Dmitri and he had become separated in the crowd. One thing McGee is grateful for is that Dmitri had been pushed to the back, unharmed.

•••

Dmitri and McGee jumped trains across Ukraine when she was went back to visit when she was 13. Her parents didn’t know he was her first kiss.

It was Dmitri who had told her the news about Yanuch. McGee was losing contact with her family in the Ukraine. Nobody would answer any of her questions. But after Yanuch’s death, even Dmitri started to slip away. He fell into depression; McGee would have to stay up for nights on end trying to convince him not to kill himself.

“He didn’t want to go through it anymore. He was tired of it. But he couldn’t get out of the resistance,” McGee said. “He’d be backing out of what he believed in and he’d be shunned.”

She lost contact with him for about a month this summer. She was a wreck. They did finally reconnect.

“We were just starting to get back in touch, and then last Saturday (the 13th), I found out something was up. They couldn’t find him. He was missing. Later on in the week I found out he was dead.”

McGee doesn’t know how her best friend died.

“He was just face down in a ditch. They’re still trying to figure out if it’s because of his head being cracked, or if it’s because of his broken neck or if one of his broken ribs punctured his heart. We don’t know.”

•••

Throughout this interview, McGee has had to stop herself constantly. Not to stop herself from crying, she’s been remarkably strong on that front. She stops to correct her grammar. It’s a simple switch: present tense, to past tense. She’s constantly correcting the way she talks about the people who have affected her life the most. They no longer are, they were. It’s heartbreaking to watch.

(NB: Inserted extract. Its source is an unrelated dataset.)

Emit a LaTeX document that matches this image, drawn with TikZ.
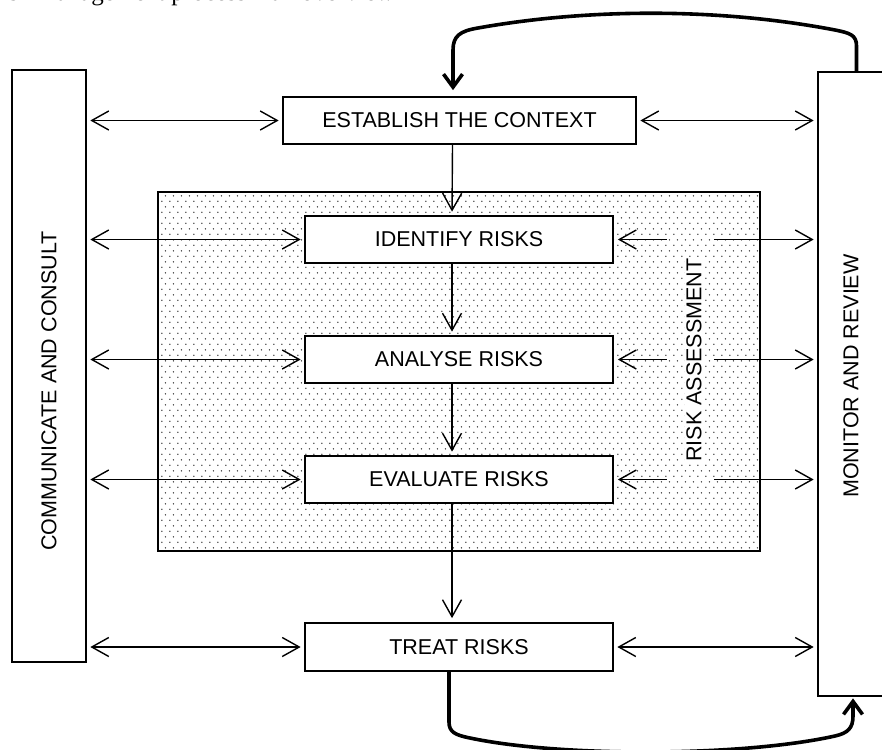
\documentclass[tikz,border=0pt]{standalone}
\usepackage{fontspec}
\setmainfont{Liberation Sans}
\newfontfamily\titlefont{Liberation Serif}
\usetikzlibrary{arrows.meta,patterns.meta,calc}
\tikzdeclarepattern{
  name=sdots,
  type=colored,
  bottom left={(0pt,0pt)},
  top right={(7.6pt,11.4pt)},
  tile size={(7.6pt,11.4pt)},
  code={
    \fill[black!80] (1.9pt,2.85pt) circle (0.8pt);
    \fill[black!80] (5.7pt,8.55pt) circle (0.8pt);
  }
}
\begin{document}
\begin{tikzpicture}[x=1pt,y=-1pt,
  txt/.style={font=\fontsize{21.5}{25}\selectfont},
  box/.style={draw,line width=1.7pt,fill=white,minimum height=47pt,inner sep=0pt,txt},
  side/.style={draw,line width=1.7pt,inner sep=0pt},
  vlbl/.style={rotate=90,inner sep=0pt,txt},
  tipA/.tip={Straight Barb[length=17pt,width=19pt]},
  arr/.style={line width=1.4pt,-tipA},
  darr/.style={line width=1.4pt,tipA-tipA,shorten <=3.5pt,shorten >=3.5pt},
  loopar/.style={line width=3.6pt,line join=round,line cap=round,-{Straight Barb[length=13pt,width=19pt]}}]
\useasboundingbox (0,0) rectangle (882,749);
\clip (0,0) rectangle (882,749);

% partially visible caption at the very top
\node[anchor=base west,inner sep=0pt,font=\titlefont\fontsize{25}{30}\selectfont] (title) at (-15,0.5) {Risk management process – an overview};

% side boxes
\node[side,minimum width=74pt,minimum height=592pt] (comm) at (49,366) {};
\node[vlbl] (commtxt) at (49,391) {COMMUNICATE AND CONSULT};
\node[side,minimum width=77pt,minimum height=624pt] (mon) at (856.5,384) {};
\node[vlbl] (montxt) at (851,376) {MONITOR AND REVIEW};

% risk assessment area
\node[draw,line width=1.7pt,pattern=sdots,minimum width=602pt,minimum height=359pt,inner sep=0pt] (ra) at (459,371.5) {};
\node[vlbl,fill=white,inner sep=1.5pt] (ratxt) at (694,360) {RISK ASSESSMENT};

% process boxes
\node[box,minimum width=353pt] (est) at (459.5,120.5) {ESTABLISH THE CONTEXT};
\node[box,minimum width=308pt] (id) at (459,239.5) {IDENTIFY RISKS};
\node[box,minimum width=308pt] (an) at (459,359.5) {ANALYSE RISKS};
\node[box,minimum width=308pt] (ev) at (459,479.5) {EVALUATE RISKS};
\node[box,minimum width=308pt,minimum height=48pt] (tr) at (459,647) {TREAT RISKS};

% vertical flow
\draw[arr,shorten >=3.5pt] ([xshift=-7]est.south) -- ([xshift=-7]id.north);
\draw[arr,shorten >=3.5pt] ([xshift=-7]id.south) -- ([xshift=-7]an.north);
\draw[arr,shorten >=3.5pt] ([xshift=-7]an.south) -- ([xshift=-7]ev.north);
\draw[arr,shorten >=4pt] ([xshift=-7]ev.south) -- ([xshift=-7]tr.north);

% communicate and consult arrows
\draw[darr] (comm.east |- est.west) -- (est.west);
\draw[darr] (comm.east |- id.west) -- (id.west);
\draw[darr] (comm.east |- an.west) -- (an.west);
\draw[darr] (comm.east |- ev.west) -- (ev.west);
\draw[darr] (comm.east |- tr.west) -- (tr.west);

% monitor and review arrows
\draw[darr] (est.east) -- (mon.west |- est.east);
\draw[darr] (tr.east) -- (mon.west |- tr.east);
\foreach \b in {id,an,ev}{
  \draw[arr,shorten >=4pt] ([xshift=53]\b.east) -- (\b.east);
  \draw[arr,shorten >=3.5pt] ([xshift=100]\b.east) -- (mon.west |- \b.east);
}

% feedback loops
\draw[loopar,shorten >=6pt] (mon.north) -- (856.5,46)
  .. controls (856.5,35) and (850,33) .. (835,30)
  .. controls (720,8) and (590,8) .. (478,28)
  .. controls (460,31) and (453,36) .. (453,50)
  -- ([xshift=-6.5]est.north);
\draw[loopar,shorten >=1.5pt] ([xshift=-10]tr.south) -- (449,722)
  .. controls (449,732) and (455,735) .. (470,738)
  .. controls (560,757) and (740,757) .. (835,736)
  .. controls (848,733) and (853,728) .. (853,716)
  -- ([xshift=-3.5]mon.south);
\end{tikzpicture}
\end{document}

McGee carries them with her wherever see goes. She sells artwork for the organization I’m a Drop in the Ocean to support displaced families in Ukraine. Some of her artwork is on display in Berlin.

She’s going to join the Canadian Armed Forces and after her studies hopes to go out to Germany to be close to the action. She wants to be a Human Rights Officer.

“I really want to do it out of honour of my uncle, my cousin and my friend. I just don’t want people to die out of something so stupid ever again.”